Krise in der Ukraine: Ohne Neuwahl keine Reformen

Präsident Poroschenko will mit der angekündigten Wahl im Herbst das Parlament „reinigen“. Die Separatisten empfinden das als Provokation.

Ukrainisches Parlament: In den vergangenen Monaten sind Reformvorhaben immer wieder am Widerstand der Rada gescheitert. Bild: reuters

BERLIN taz | Am 26. Oktober sind die Ukrainer aufgerufen, eine neue Rada zu wählen. Präsident Petro Poroschenko begründete die Entscheidung, das Parlament aufzulösen, auf seiner Webseite so: „Viele Abgeordnete, die in der Werchowna Rada sitzen, sind direkte Sponsoren oder Komplizen, sprich Verbündete, der militanten Separatisten.“ Nun solle das Parlament „gereinigt“ werden, schrieb er am Montag.

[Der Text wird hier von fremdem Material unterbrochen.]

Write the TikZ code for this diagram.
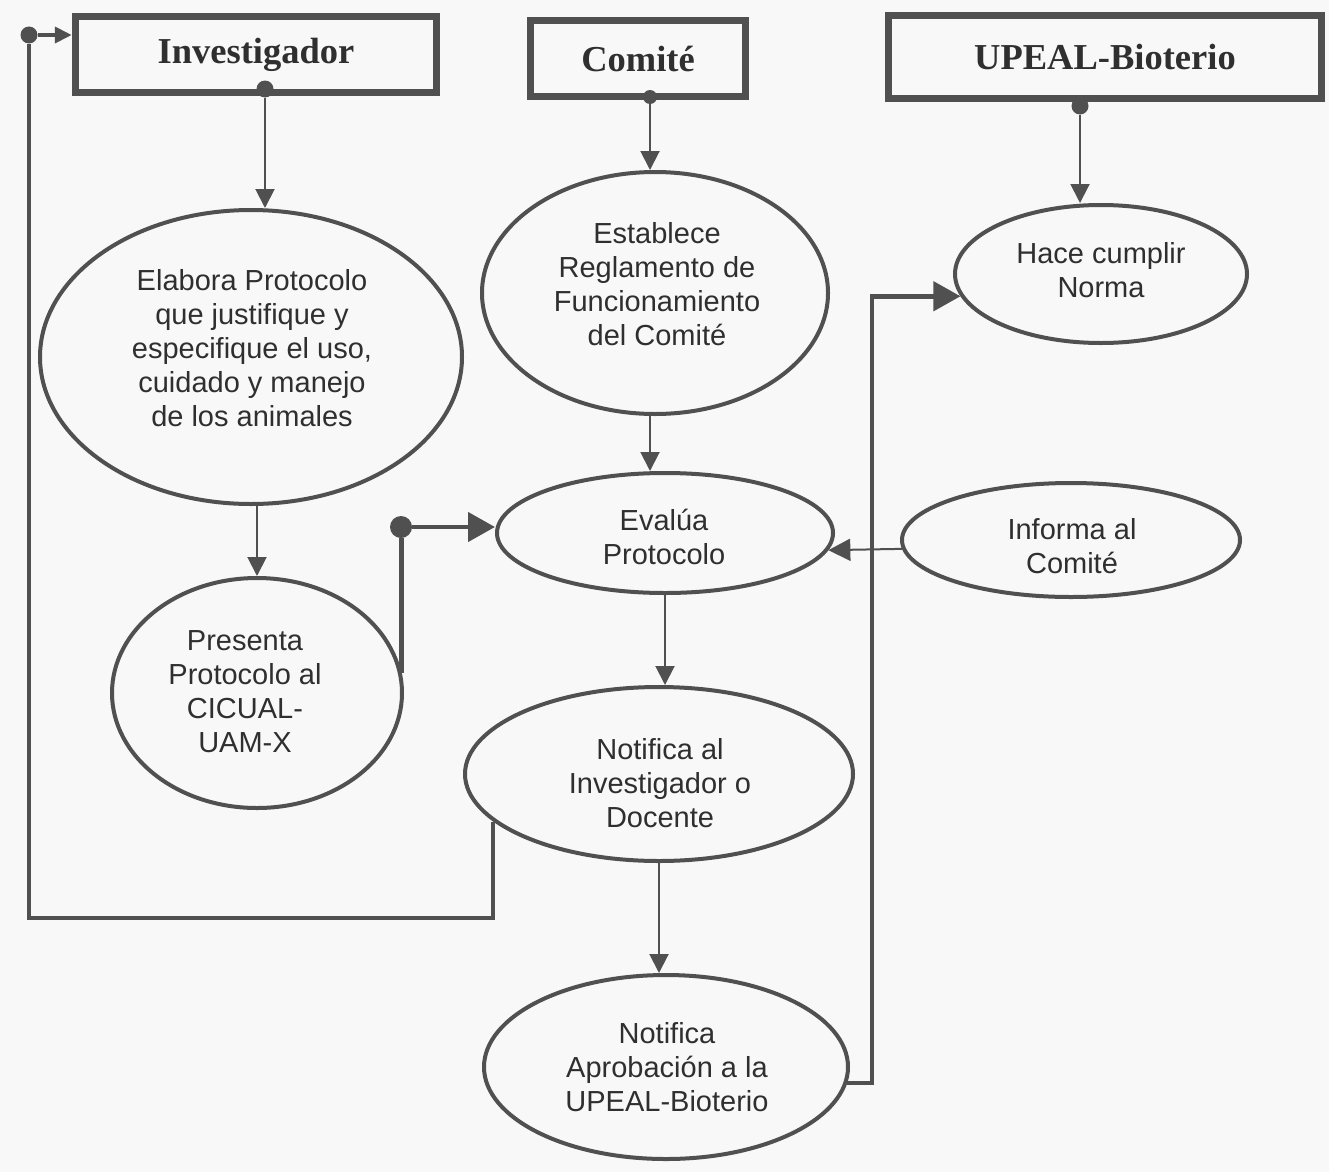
\documentclass[tikz,border=0pt]{standalone}
\usepackage{fontspec}
\setmainfont{Liberation Sans}
\newfontfamily\boxfont{Liberation Serif}
\usetikzlibrary{shapes.geometric, arrows.meta, calc}
\definecolor{ink}{HTML}{505050}
\definecolor{txt}{HTML}{2F2F2F}
\definecolor{paper}{HTML}{F8F8F8}
\begin{document}
\begin{tikzpicture}[x=1pt, y=-1pt,
  hbox/.style={draw=ink, line width=7.5pt, rectangle, inner sep=0pt, text=txt,
    font=\boxfont\bfseries\fontsize{36.5}{40}\selectfont},
  ovl/.style={draw=ink, line width=4pt, ellipse, inner sep=0pt},
  otext/.style={text=txt, align=center, inner sep=0pt, font=\fontsize{29}{34}\selectfont},
  jdot/.style={circle, fill=ink, inner sep=0pt, minimum size=#1},
  jdot/.default=17pt,
  tarr/.style={draw=ink, line width=2pt, -{Triangle[length=19pt, width=19pt]}},
  marr/.style={draw=ink, line width=2pt, -{Triangle[length=22pt, width=22pt]}},
  larr/.style={draw=ink, line width=4pt, -{Triangle[length=17pt, width=16pt]}},
  Tarr/.style={draw=ink, line width=4.5pt, -{Triangle[length=27pt, width=29pt]}},
  loopline/.style={draw=ink, line width=4pt},
]
\fill[paper] (0,0) rectangle (1329,1172);
\useasboundingbox (0,0) rectangle (1329,1172);

% header boxes
\node[hbox, minimum width=361pt, minimum height=76pt] (inv) at (256,54.5) {Investigador};
\node[hbox, minimum width=215pt, minimum height=76pt] (com) at (638,58.5) {Comité};
\node[hbox, minimum width=433pt, minimum height=83pt] (upe) at (1105,57) {UPEAL-Bioterio};

% dots
\node[jdot] (ldot) at (29,35) {};
\node[jdot] (idot) at (265,89) {};
\node[jdot=14pt] (cdot) at (650,97) {};
\node[jdot] (udot) at (1080,106) {};
\node[jdot=22pt] (pdot) at (401,527) {};

% ellipses
\node[ovl, minimum width=422pt, minimum height=294pt] (elab) at (251,357) {};
\node[otext] (elabt) at (252,348) {Elabora Protocolo\\que justifique y\\especifique el uso,\\cuidado y manejo\\de los animales};

\node[ovl, minimum width=290pt, minimum height=230pt] (pres) at (257,693) {};
\node[otext] (prest) at (245,692) {Presenta\\Protocolo al\\CICUAL-\\UAM-X};

\node[ovl, minimum width=346pt, minimum height=242pt] (estab) at (655,293) {};
\node[otext] (estabt) at (657,284) {Establece\\Reglamento de\\Funcionamiento\\del Comité};

\node[ovl, minimum width=336pt, minimum height=120pt] (eval) at (665,533) {};
\node[otext] (evalt) at (664,537) {Evalúa\\Protocolo};

\node[ovl, minimum width=388pt, minimum height=174pt] (ndoc) at (659,774) {};
\node[otext] (ndoct) at (660,783) {Notifica al\\Investigador o\\Docente};

\node[ovl, minimum width=364pt, minimum height=184pt] (napr) at (666,1067) {};
\node[otext] (naprt) at (667,1067) {Notifica\\Aprobación a la\\UPEAL-Bioterio};

\node[ovl, minimum width=292pt, minimum height=138pt] (hace) at (1101,274) {};
\node[otext] (hacet) at (1101,270) {Hace cumplir\\Norma};

\node[ovl, minimum width=338pt, minimum height=114pt] (infm) at (1071,540) {};
\node[otext] (infmt) at (1072,546) {Informa al\\Comité};

% turning points
\coordinate (lturn) at (29,918);
\coordinate (rturn) at (872,0);

% connectors
\draw[larr] (ldot) -- (inv.west |- ldot);
\draw[loopline] (ldot) -- (lturn) -| (ndoc.196);
\draw[tarr] (idot) -- (idot |- elab.north);
\draw[tarr] (pres.north |- elab.south) -- (pres.north);
\draw[draw=ink, line width=5pt] (pdot |- pres.8) -- (pdot);
\draw[Tarr] (pdot) -- (pdot -| eval.west);
\draw[tarr] (cdot) -- (cdot |- estab.north);
\draw[tarr] (cdot |- estab.south) -- (cdot |- eval.north);
\draw[tarr] (eval.south) -- (eval.south |- ndoc.north);
\draw[tarr] (ndoc.south) -- (ndoc.south |- napr.north);
\draw[Tarr] (napr.355) -| (rturn |- hace.189) -- (hace.189);
\draw[marr] (infm.183) -- (eval.354);
\draw[tarr] (udot) -- (udot |- hace.north);
\end{tikzpicture}
\end{document}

Überraschend kommt das nicht. Poroschenko hat seinen Wunsch nach Neuwahlen schon vor Wochen kundgetan. Die Gründe liegen auf der Hand: Im Parlament sitzen immer noch jene Abgeordneten, die am 16. Januar 2014 – und damit unter der Ägide seines Vorgängers Wiktor Janukowitsch – höchst umstrittene Gesetze durchgewinkt hatten, die das Demonstrationsrecht und die Medienfreiheit massiv beschneiden sollten.

Seither sind Reformvorhaben immer wieder am Widerstand der Rada gescheitert. Vor einem Monat zerbrach die Regierung von Arsenij Jazenjuk, weil ihm der Rückhalt im Parlament fehlte. Vergangene Woche warf schließlich Wirtschaftsminister Pawlo Scheremeta hin – ermüdet vom „Kampf gegen das System von gestern“, wie er wissen ließ.

Inwieweit die Wähler für die von Poroschenko gewünschte „gereinigte“ Volksvertretung sorgen werden, muss sich erst noch zeigen. Solidarnost, die Partei des Präsidenten, liegt mit Umfragewerten zwischen 17,5 und 22,4 Prozent unangefochten an der Spitze. Die Partei der Regionen von Exstaatschef Janukowitsch dürfte keine größere Rolle mehr spielen: Von einst 187 Abgeordneten ist ist die Fraktion nach Austritten auf 77 geschrumpft; zudem hat die Partei eine Million ihrer 1,5 Millionen Mitglieder verloren. Sie kann den Umfragen zufolge nur noch zwischen 2,5 und 4 Prozent der Stimmen erwarten.

VerbotSverfahren gegen Kommunisten

Die Kommunisten (KPU) dürften höchstens knapp über 5 Prozent erzielen. Allerdings ist fraglich, ob die Partei überhaupt antreten kann, da gegen sie derzeit ein Verbotsverfahren läuft – wegen angeblicher Unterstützung der Separatisten im Donbass. Die rechtsradikalen Parteien Swoboda und Rechter Sektor dürfen mit 3 bzw. 1 Prozent deutlich an der Fünfprozenthürde scheitern.

Ungemach dräut jedoch von einem anderen Rechtsausleger – Oleg Ljaschko. Der 41-Jährige, den der ukrainische Politologe Anton Schechowzow einmal als „Populisten ohne Ideologie“ bezeichnete, erreichte bei den Präsidentenwahlen 8,3 Prozent der Stimmen. Bereits mehrfach fiel Ljaschko übel auf: So war er im vergangenen Mai an Misshandlungen eines prorussischen Aktivisten in der Nähe des Flughafens von Mariupol beteiligt, was auf Videoaufnahmen festgehalten ist. Seine Gruppierung „Partei Oleg Ljaschko“ könnte auf bis zu 10 Prozent kommen und zweitstärkste Fraktion werden.

Der Neuanfang könnte noch aus einem anderen Grund schwierig werden: Die Separatisten im Osten bezeichneten die angekündigte Wahl am Dienstag als „Provokation“ und kündigten an, dass es im Donbass keine Abstimmung geben werde.